Many studies, however, have demonstrated that the WSR-88D weather radars tend to underestimate precipitation during heavy rainfall events (e.g., convective showers and tropical storm events), sometimes by as much as a factor of two or three (see Legates, 1999). By contrast, gage data, when adjusted for gage measurement biases, represent relatively accurate point estimates of precipitation. Given these inherent limitations of both raingage networks and the WSR-88D radars when used alone, a distinct need clearly exists to provide precipitation estimates from a combined radar-raingage approach.

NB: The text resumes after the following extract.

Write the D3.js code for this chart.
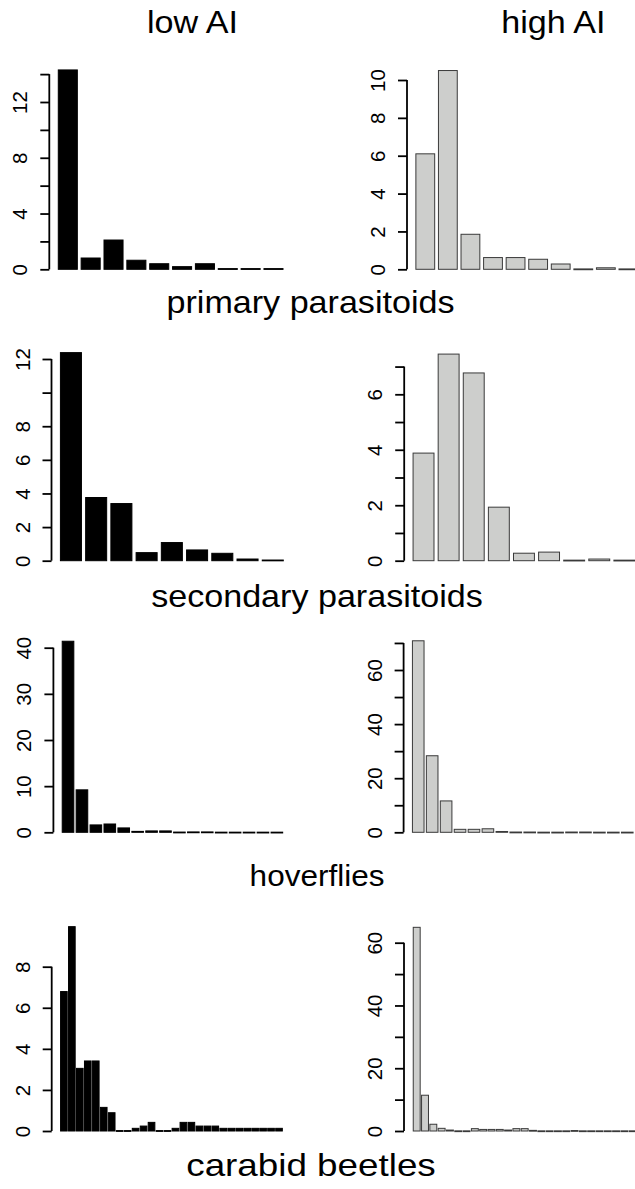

Several approaches have been developed to provide a statistical calibration of radar precipitation estimates using raingage observations. They range from simple bias computation approaches to more complex schemes that involve subjective identification of areas where different reflectivity-to-rainfall relationships (Z-R) are applied. Simple bias computation approaches are purely statistical and do not attempt to model the sources of bias whereas many of the complex schemes are not amenable to real-time calibration owing to their need for constant user intervention.
Our goal has been to provide a robust, objective approach to calibrating radar-based precipitation estimates in real-time. The radar precipitation product is obtained from the Level III Digital Precipitation Array (DPA) that is part of the real-time distribution of radar products from the nationwide network of WSR-88D weather radars. To exploit the advantages of radar estimates and gage measurements, our radar-gage composite product uses the DPA to provide the spatial "footprint" of the storm while gage data are used to calibrate the radar estimate. Our calibration procedure is based on a model of the potential biases that lead to uncertainties in radar precipitation estimates. Thus, the calibration is a more physically-based approach than some methods and it does not require subjective decisions and human intervention. Consequently, this provides a more accurate, higher resolution precipitation field than can be afforded by the use of gage or radar estimates alone.

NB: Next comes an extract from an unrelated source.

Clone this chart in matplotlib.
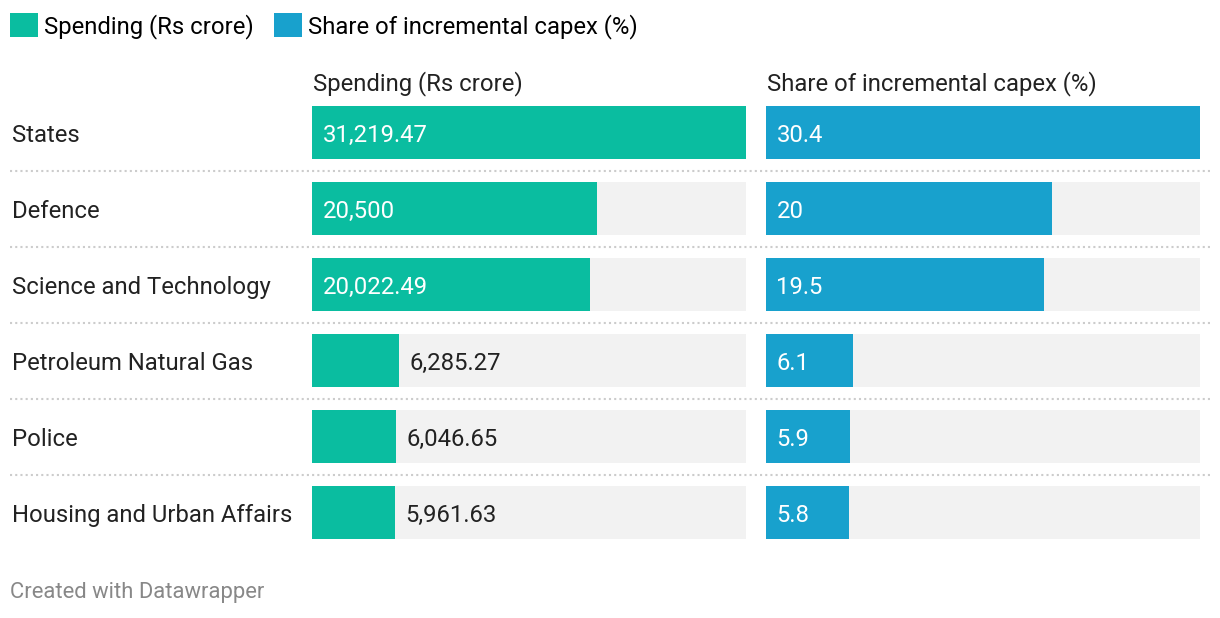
import matplotlib.pyplot as plt
from matplotlib.patches import Patch
import matplotlib.transforms as mtransforms

plt.rcParams['font.family'] = ['Roboto', 'DejaVu Sans']

categories = ['States', 'Defence', 'Science and Technology', 'Petroleum Natural Gas',
              'Police', 'Housing and Urban Affairs']
spending = [31219.47, 20500, 20022.49, 6285.27, 6046.65, 5961.63]
share = [30.4, 20, 19.5, 6.1, 5.9, 5.8]

col_titles = ['Spending (Rs crore)', 'Share of incremental capex (%)']
colors = ['#0abda0', '#18a1cd']

W, H = 1220, 618
FS = 17.2
fig = plt.figure(figsize=(W / 100, H / 100), dpi=100)
fig.patch.set_facecolor('white')

n = len(categories)
pitch = 76
top = 94.5
bottom = top + n * pitch
ax_l = fig.add_axes([312 / W, 1 - bottom / H, 434 / W, (bottom - top) / H])
ax_r = fig.add_axes([766 / W, 1 - bottom / H, 434 / W, (bottom - top) / H])

# baseline shift so that cap height is centred on the row
cap_shift = -(FS * 1.389 * 0.711 / 2 + 1) / 100


def fmt_spend(v):
    if v == int(v):
        return f'{int(v):,}'
    return f'{v:,.2f}'


def fmt_share(v):
    return f'{v:g}'


fig.canvas.draw()
renderer = fig.canvas.get_renderer()

for ax, vals, color, fmt, title in [(ax_l, spending, colors[0], fmt_spend, col_titles[0]),
                                    (ax_r, share, colors[1], fmt_share, col_titles[1])]:
    vmax = max(vals)
    ypos = list(range(n))
    ax.barh(ypos, [vmax] * n, height=53 / pitch, color='#f2f2f2', zorder=1)
    ax.barh(ypos, vals, height=53 / pitch, color=color, zorder=2)
    ax.set_xlim(0, vmax)
    ax.set_ylim(n - 0.5, -0.5)
    ax.axis('off')
    px_per_unit = 434 / vmax
    off = ax.transData + mtransforms.ScaledTranslation(10.5 / 100, cap_shift, fig.dpi_scale_trans)
    for i, v in enumerate(vals):
        label = fmt(v)
        t = ax.text(0, i, label, fontsize=FS, va='baseline', ha='left', color='white', zorder=3,
                    transform=off)
        tw = t.get_window_extent(renderer).width
        if tw + 16 > v * px_per_unit:
            t.remove()
            ax.text(v, i, label, fontsize=FS, va='baseline', ha='left', color='#222222', zorder=3,
                    transform=off)
    ax.text(0.002, 1 + 4.5 / (bottom - top), title, transform=ax.transAxes, fontsize=FS,
            color='#222222', ha='left', va='baseline')

# category labels
trans = mtransforms.blended_transform_factory(fig.transFigure, ax_l.transData) + \
    mtransforms.ScaledTranslation(0, cap_shift, fig.dpi_scale_trans)
for i, c in enumerate(categories):
    ax_l.text(12 / W, i, c, transform=trans, fontsize=FS, color='#222222', ha='left', va='baseline')

# dotted separators
for i in range(n - 1):
    ax_l.axhline(i + 0.5, xmin=(10 - 312) / 434, xmax=(1210 - 312) / 434, color='#cccccc',
                 linestyle=(0, (1, 1.5)), linewidth=1.5, clip_on=False, zorder=0)

handles = [Patch(facecolor=colors[0], label=col_titles[0]),
           Patch(facecolor=colors[1], label=col_titles[1])]
fig.legend(handles=handles, loc='upper left', bbox_to_anchor=(10 / W, 1 - 13 / H), ncol=2,
           frameon=False, fontsize=FS, handlelength=1.17, handleheight=1.17, handletextpad=0.25,
           columnspacing=0.85, borderaxespad=0, borderpad=0)

fig.text(10 / W, 1 - 598 / H, 'Created with Datawrapper', fontsize=15.8, color='#888888',
         ha='left', va='baseline')

fig.savefig('out.png', dpi=100, facecolor='white')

In this paper, we will present the method and its results throughout several regions of the country. Spatial scales range from a single radar umbrella to a composite area represented by more than twenty radar sites. Applications will focus on both extreme precipitation events as well as monitoring of normal conditions. An assessment of the degree of uncertainty that still remains in the combined radar-raingage product is computed and adaptations for future consideration also will be presented.